JAKARTA, KOMPAS - Penyelenggara pemilu seyogyanya merespon maraknya isu dan tumbuhnya gerakan mendorong pemilih untuk tidak menggunakan hak pilihnya di media sosial belakangan ini. Komisi Pemilihan Umum perlu memperluas pengetahun pemilih mengenai profil calon anggota legislatif yang spektrum politiknya sebenarnya beragam.
Fenomena golongan putih atau golput, menurut Direktur Network for Democracy and Electoral Integrity (Netgrit) Sigit Pamungkas, sebenarnya sudah ditemui dalam beberapa kali pemilu yang digelar di era reformasi. Alasannya beragam. Namun, golput karena alasan substantif seperti tidak ada program, caleg, atau kandidat yang sesuai dengan pemikiran dan kepentingan mereka, sejatinya menjadi problem utama yang membuat akhirnya mereka tak menggunakan hak pilih.
“Dari semua spektrum politik yang ada, sebenarnya caleg dalam pemilu kali ini sangat beragam. Pilihannya banyak, dan pasti di antara mereka ada yang memberikan advokasi pada isu keadilan, ekonomi, kelompok minorotas, masyarakat adat, dan lingkungan. Spektrum yang luas itu seharusnya jadi pertimbangan penyelenggara pemilu untuk membuka profil caleg, sehingga pemilih bisa mengetahui kualitas dan program masing-masing caleg,” kata Sigit.
Terkait dengan hal tersebut, data caleg menjadi penting untuk dibuka. KPU perlu mendorong partai politik unguk membuka data-data para caleg mereka.
“Saat ini baru sekitar separuh caleg yang mau membuka curriculum vitae atau profil mereka. Ini menjadi persoalan, karena dengan tidak bisa memantau profil mereka, pemilih akan kesulitan untuk menentukan pilihan,” ujarnya.
Lebih jauh KPU bisa membuka data-data caleg itu kepada publik dan melakukan profiling satu per satu caleg. Misalnya, berapa caleg yang mengangkat isu lingkungan hidup, yang peduli pada masyarakat adat, isu-isu perempuan, atau caleg yang memiliki perhatian pada isu hak asasi manusia.
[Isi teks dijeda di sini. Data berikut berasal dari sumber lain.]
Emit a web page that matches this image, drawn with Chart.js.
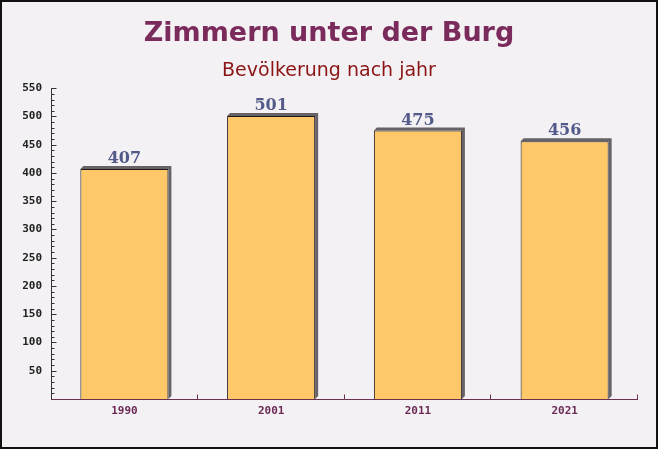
<!DOCTYPE html>
<html><head><meta charset="utf-8">
<script src="https://cdn.jsdelivr.net/npm/chart.js@4/dist/chart.umd.min.js"></script>
<style>html,body{margin:0;padding:0;background:#f3f1f3;}canvas{display:block;}</style>
</head><body>
<div style="width:658px;height:449px;position:relative"><canvas id="c" width="658" height="449"></canvas></div>
<script>
const categories = ["1990", "2001", "2011", "2021"];
const population = [407, 501, 475, 456];
const yTicks = [50, 100, 150, 200, 250, 300, 350, 400, 450, 500, 550];
const titleText = "Zimmern unter der Burg";
const subtitleText = "Bevölkerung nach jahr";

const deco = {
  id: 'deco',
  beforeDraw(chart) {
    const ctx = chart.ctx;
    ctx.save();
    ctx.fillStyle = '#f3f1f3';
    ctx.fillRect(0, 0, chart.width, chart.height);
    ctx.restore();
  },
  beforeDatasetsDraw(chart) {
    const ctx = chart.ctx;
    const meta = chart.getDatasetMeta(0);
    ctx.save();
    ctx.fillStyle = '#666266';
    meta.data.forEach(bar => {
      const l = bar.x - bar.width / 2, r = bar.x + bar.width / 2, t = bar.y, b = bar.base;
      const d = 3;
      ctx.beginPath();
      ctx.moveTo(l, t);
      ctx.lineTo(l + d, t - d);
      ctx.lineTo(r + d, t - d);
      ctx.lineTo(r + d, b - d);
      ctx.lineTo(r, b);
      ctx.lineTo(r, t);
      ctx.closePath();
      ctx.fill();
    });
    ctx.restore();
  },
  afterDatasetsDraw(chart) {
    const ctx = chart.ctx;
    const meta = chart.getDatasetMeta(0);
    const ys = chart.scales.y, xs = chart.scales.x;
    ctx.save();
    // value labels
    ctx.fillStyle = '#525a8a';
    ctx.font = 'bold 16px "DejaVu Serif"';
    ctx.textAlign = 'center';
    ctx.textBaseline = 'alphabetic';
    meta.data.forEach((bar, i) => {
      ctx.fillText(String(population[i]), bar.x, bar.y - 6);
    });
    ctx.lineWidth = 1;
    // y axis line and ticks
    const x0 = Math.round(ys.right) + 0.5;
    ctx.strokeStyle = '#333';
    ctx.beginPath(); ctx.moveTo(x0, ys.top); ctx.lineTo(x0, ys.bottom); ctx.stroke();
    for (let v = 10; v <= ys.max; v += 10) {
      const y = Math.round(ys.getPixelForValue(v)) + 0.5;
      const len = (v % 50 === 0) ? 5 : 3;
      ctx.beginPath(); ctx.moveTo(x0, y); ctx.lineTo(x0 + len, y); ctx.stroke();
    }
    // x axis line and ticks
    const yb = Math.round(xs.top) + 0.5;
    ctx.strokeStyle = '#6a3050';
    ctx.beginPath(); ctx.moveTo(xs.left, yb); ctx.lineTo(xs.right, yb); ctx.stroke();
    const step = (xs.right - xs.left) / categories.length;
    for (let i = 1; i <= categories.length; i++) {
      const x = Math.round(xs.left + step * i) - 0.5;
      ctx.beginPath(); ctx.moveTo(x, yb); ctx.lineTo(x, yb - 5); ctx.stroke();
    }
    // frame
    ctx.strokeStyle = '#111';
    ctx.lineWidth = 2;
    ctx.strokeRect(1, 1, chart.width - 2, chart.height - 2);
    ctx.restore();
  }
};

new Chart(document.getElementById('c'), {
  type: 'bar',
  data: {
    labels: categories,
    datasets: [{
      data: population,
      backgroundColor: 'rgba(255,192,84,0.88)',
      borderColor: '#1e181c',
      borderWidth: { top: 1, left: 1, right: 1, bottom: 0 },
      borderSkipped: 'bottom',
      categoryPercentage: 0.6,
      barPercentage: 1.0
    }]
  },
  options: {
    responsive: false,
    animation: false,
    layout: { padding: { left: 0, right: 0, top: 0, bottom: 0 } },
    plugins: {
      legend: { display: false },
      tooltip: { enabled: false },
      title: {
        display: true, text: titleText, color: '#7b2a5c',
        font: { family: '"DejaVu Sans"', size: 27, weight: 'bold' },
        padding: { top: 18, bottom: 9 }
      },
      subtitle: {
        display: true, text: subtitleText, color: '#8b1414',
        font: { family: '"DejaVu Sans"', size: 19, weight: 'normal' },
        padding: { top: 0, bottom: 6 }
      }
    },
    scales: {
      x: {
        grid: { display: false, drawTicks: false },
        border: { display: false },
        ticks: {
          color: '#6a2a55', padding: 6,
          font: { family: '"DejaVu Sans Mono"', size: 11, weight: 'bold' }
        },
        afterFit(s) { s.height = 50; }
      },
      y: {
        min: 0, max: 550,
        grid: { display: false, drawTicks: false },
        border: { display: false },
        afterBuildTicks(s) { s.ticks = yTicks.map(v => ({ value: v })); },
        ticks: {
          color: '#222', padding: 9,
          font: { family: '"DejaVu Sans Mono"', size: 11, weight: 'bold' }
        },
        afterFit(s) { s.width = 51; }
      },
      yRight: {
        position: 'right',
        min: 0, max: 550,
        grid: { display: false, drawTicks: false },
        border: { display: false },
        ticks: { display: false },
        afterFit(s) { s.width = 20; }
      }
    }
  },
  plugins: [deco]
});
</script>
</body></html>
Dengan profiling semacam itu, menurut Sigit, publik akan mendapatkan cukup informasi tentang caleg yang sesuai dengan preferensi dan aspirasi kepentingan mereka.
Direktur Eksekutif Perkumpulan untuk Pemilu dan Demokrasi (Perludem) Titi Anggraini pun mendorong pemilih untuk tidak memilih caleg yang tidak mau membuka datanya kepada publik. Ketidakterbukaan data itu membuat pemilih tidak bisa mengetahui rekam jejak calon, juga bisa memicu keraguan akan kapabilitas dan kompetensi yang bersangkutan.
Sosialisasi
Anggota KPU Wahyu Setiawan mengatakan, pihaknya memandang golput sebagai hal yang wajar dalam negara demokrasi, sepanjang tidak ada upaya menghalang-halangi orang untuk menggunakan hak pilihnya.
“Kami sudah dan akan terus berupaya agar partisipasi terus meningkat. Upaya sosialisasi dan pendidikan pemilih untuk membangun kesadaran masyarakat tentang pentingnya pemilu selalu kami lakukan,” katanya.
Terkait dengan caleg yang tidak mau membuka datanya, KPU tidak bisa memaksa karena hal itu merupakan pilihan terbuka. Caleg dan parpol diberi keleluasaan untuk membuka atau tidak membuka datanya kepada publik.
Untuk pemilu kali ini, KPU menargetkan tingkat partisipasi pemilih bisa mencapai 77,5 persen. “Sebenarnya tugas untuk mendorong partisipasi pemilu bukan hanya kewajiban KPU karena peserta pemilu, yakni parpol berikut calegnya, juga berkampanye agar pemilih memberikan pilihannya. Pemerintah juga melakukan itu,” ujar Wahyu.